India is the third largest economy in the world – and stability coupled with consistent growth of such a large contributor to the global economy is not an easy task. The Indian government has been consistent in its support for market development through trade liberalization, financial liberalization, taxation reforms and opening up to foreign investments. India's twin growth engines of economic growth and demographic profile set it apart from other nations and present a compellingbusiness case for global retailers looking to enter the Indian market. In its endeavors to encourage foreign investments in India, the Department of Industrial Policy and Promotion ("DIPP") of the Ministry of Commerce and Industry vide Press Note No. 1 (2012 Series) dated January 10, 2012 ("PN 1"), has permitted 100% Foreign Direct Investment ("FDI") in single brand product retail trading under the Government route ( i.e. with the prior approval of the Secretariat for Industrial Assistance and the Foreign Investment Promotion Board).
Prior to PN1,up to 51% was allowed in the single brand retail sector. But with the recent 100% limit relaxation, entry in the Indian markets has become a very lucrative opportunity for global as well as domestic market players. The retail industry in India is of late often being hailed as one of the sunrise sectors in the economy. By relaxing the FDI laws relating to single brand retails, the Indian government has definitely created a positive step forward, paving the way for foreign retailers selling single branded products to move into India without having to join with an India partner.
Prior to the PN 1, FDI in single brand product retail trading was allowed up to 51% under the government route. Further, prior to PN1, FDI in single brand product retail trading under the FDI policy was subject to the following conditions:
- Products to be sold should be of a 'Single Brand' only.
- Products should be sold under the same brand internationally, i.e. products should be sold under the same brand in one or more countries other than India.
- 'Single Brand' product-retailing would cover only products which are branded during manufacturing.
- The foreign investor should be the owner of the brand.
PN 1, with the 100% FDIinfusionin single brand product retail trading under the Government route, has been made subject to further conditions in addition to the aforementioned already existing conditions:
- Overseas retailers who want to invest in single brand product retail trading in India beyond 51% will have to source 30% of their goods from "Indian" small industries, village industries and cottage industries, artisans and craftsmen.
Some of the objectives that the Indian economy seeks to gain with such relaxation are:
- Attracting investments in production and marketing;
- Improving the availability of such goods for the consumer;
- Encouraging increased sourcing of goods from India;
- Enhancing competitiveness of Indian enterprises through access to global designs,technologies and management practices.
Indian organized retail industry is one of the fastest growing sectors with huge growth potential. Total retail market in India is estimated to reach USD $573 billion by 2012-13. Organized retail industry accounts for only 5.5% of total retail industry and is expected to reach 10% by 2012.
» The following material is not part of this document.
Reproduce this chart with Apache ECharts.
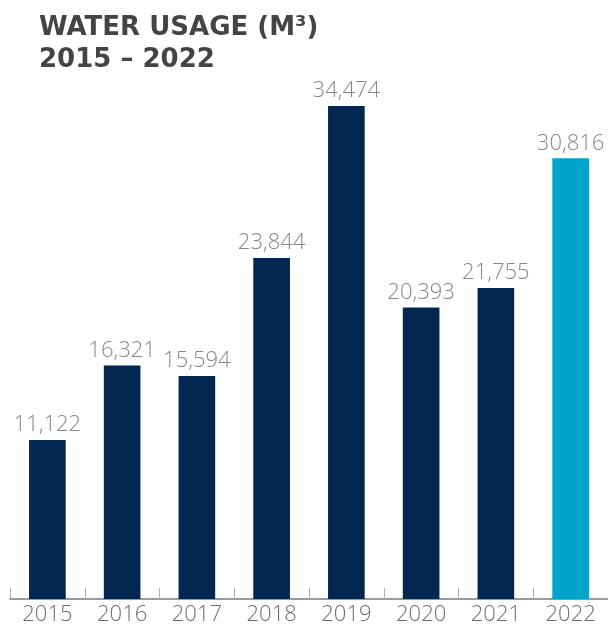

Foreign companies' attraction to India is the billion-plus person population. Also, there are huge employment opportunities in the retail sector in India, not to mention cheaper procurement and labor. India's retail industry is its second largest sector, after agriculture, which provides employment. There is a huge industry with hardly any large players. In addition to these factors, improved living standards and continuing economic growth, friendly business environment, growing purchasing power and increasing number of conscious customers aspiring to own quality and branded products in India are also attracting to global retailers to enter the Indian market.
Right time to tap the Indian Market
India has emerged as one of the prime destinations for the investment of funds from an impressive number of foreign investors. Undoubtedly, with the further relaxations in the FDI norms, there is a lucrative opportunity for foreign players to enter one of the biggest territorial markets and reach out to a large customer base. It is also imperative that the players participate in market expansion by getting introduced in the Indian markets sooner than their competitors.
Growth rate trend of the Indian industry together with the changing consumer inclination such as increased use of credit cards, brand consciousness, and the growth of population are factors that encourage a foreign player to establish outlets in India and tap the huge Indian market.
At present, most major global brands and retailers who are not yet in India are assessing the Indian market with keen interest, recognizing its strengths as a retail destination. It is widely speculated that major brands like Pavers England, IKEA, Gap and Starbucks, etc. have either already set the machinery running in order to make a timely entry in India or are seriously considering making the move. Furthermore, international brands that had already partnered with an Indian partner now can go solo without diluting their stake in the Indian market.
With the relaxation of norms, opening up of the market and pro-investment attitude of the government, this is the ideal time for prospective foreign players to make an earnest start in a major retail market, as India has finally stepped beyond the brink of further liberalization.